Apaches, Komodos, a coven, Celts

Books of the Region

July 14, 2002|By James H. Bready | By James H. Bready,Special to the Sun

Summertime and the readin' is easy Among history's freedom fighters, Lucia St. Clair Robson of Annapolis bids us not to forget the Apaches. In her new novel, Ghost Warrior (Forge, 749 pages, $27.95), she arms us and mounts us for one more raid on the Pale Eyes moving into the ancestral southwestern homeland, in the later 1800s. We know very well who's going to win in the end; but watching the evil deeds of Mexicans on the lower side of an invisible boundary and the imbecilities of U.S. military commanders on the upper side, we flinch.

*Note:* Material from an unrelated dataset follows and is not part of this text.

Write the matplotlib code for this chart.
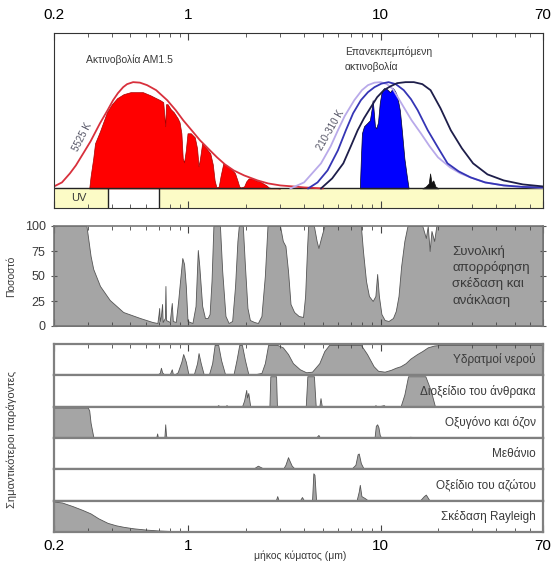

The Dineh, or the People, as Robson speaks of them, live by a code of their own, in which marauding, ambushing and plundering are standard occupations. (Is it more moral for them to be rounded up, confined to a reservation and told to farm arid Arizona desert, as did happen?)

Among the Apaches were the celebrities Cochise, Victorio and Geronimo, and a woman named Lozen, who here has not only the gift of divination, but also outdoor skills equal to most men's.

Robson invents a white settler, Rafe Collins, or Hairy Foot (he wears socks, which he makes from buffalo fur). Lozen is attracted, but romance is impeded by her equally passionate desire to steal Rafe's horse.

Robson's at pains to reconstruct Apache food, clothing, games, surroundings and folkways (which means recurrent, lethal blood and guts). But amid the research, and all that action, her Apaches are distinctive individuals. With this one, Robson goes national: Larry McMurtry and Tony Hillerman have endorsed her book. Let us do better, joining in the tribal dance and whooping it up for Ghost Warrior.

Five tests of strength and agility await Gavin Elliott, an Anglo-American merchant who in 1835 has arrived at an island named Maduri, in the East Indies. Five barter terms must be met, if he is to rescue a young English widow and her daughter from slavery: He must climb a mountain, outmaneuver a Komodo dragon, outdrink the local sultan, then outwrestle him and finally, violate his own western code of domestic relations with people watching.

Is Mary Jo Putney perhaps warming us up for the next Olympics (or urging us to visit the world's largest archipelago?) Not really, even though physical tension is high among her writing fortes. In her latest novel, The Bartered Bride (Ballantine, 324 pages, $22.95), one crisis eases only for another to surpass it. Elliott's happy return to the western world suddenly goes awry, and now he is on trial for murder.

The count of Mary Jo Putney titles has reached 26. In this one, Alexandra, her harem heroine, delights when allowed to read Sir Walter Scott. Novels by Putney are more entertaining.

Spring, autumn, winter -- the phenomenal Nora Roberts of Keedysville will have a new book out for any of them. This time, it's Face the Fire (Jove, 358 pages, $7.99), the third and concluding novel in a series about the mythical Three Sisters Island, "a little bump of land" off the coast of Massachusetts. Sam Logan grew up there, made love to Mia Devlin, walked out on her to go have a career, New York-style, Eleven years later, after buying the island's biggest resort hotel, he walks into her rival business, Cafe Book. By now he wants her. She tells him to get lost.

The outcome is hardly in doubt; the story lies in their friends, memories, impulses -- and mutual standing in a witchcraft coven. An old curse hangs over the island's cliffs.

In years ahead, students will be drafting theories to account not just for Nora Roberts' force-of-nature productivity (Face the Fire is preceded by three full pages of previous titles -- fewer than half her published works) but also for the vastness of her readership. Nora Roberts' expert prose pours forth not just with facility but with the sound of actual people, talking now inside their heads, now aloud.

Today, she burns for him, while he finds her a bore; tomorrow, the roles will reverse. These lives forever point toward romance, but the terrain in which they daily move about has the look, the feel of reality.

Chicago; October 1871. Heat, drought, wooden buildings and 334,000 busy people. Some sleep in sheds, boxes, horse-barns: the street children. Jozef himself has a bed, upstairs from his immigrant Polish father's butcher shop. But one day as 12-year-old Jozef is carrying to the bank a canvas bag with the shop's weekly proceeds, two youngsters in the sidewalk throng distract him and make off with the money bag. Striving to identify and locate them, and get the money back, Jozef is aided first by neighbor children, who call themselves the Red Flame; and then by his older brother, a sour amputee left over from the Civil War.

One street thief turns out to be the saucy, green-eyed, teen-age Bridget; the other, her urchin group's Fagin, known as Wolf. In The Secret of the Red Flame by K.M. Kimball (Aladdin, 228 pages, $4.99), of Silver Spring, Chicago might not be big enough for two such opposed organizations.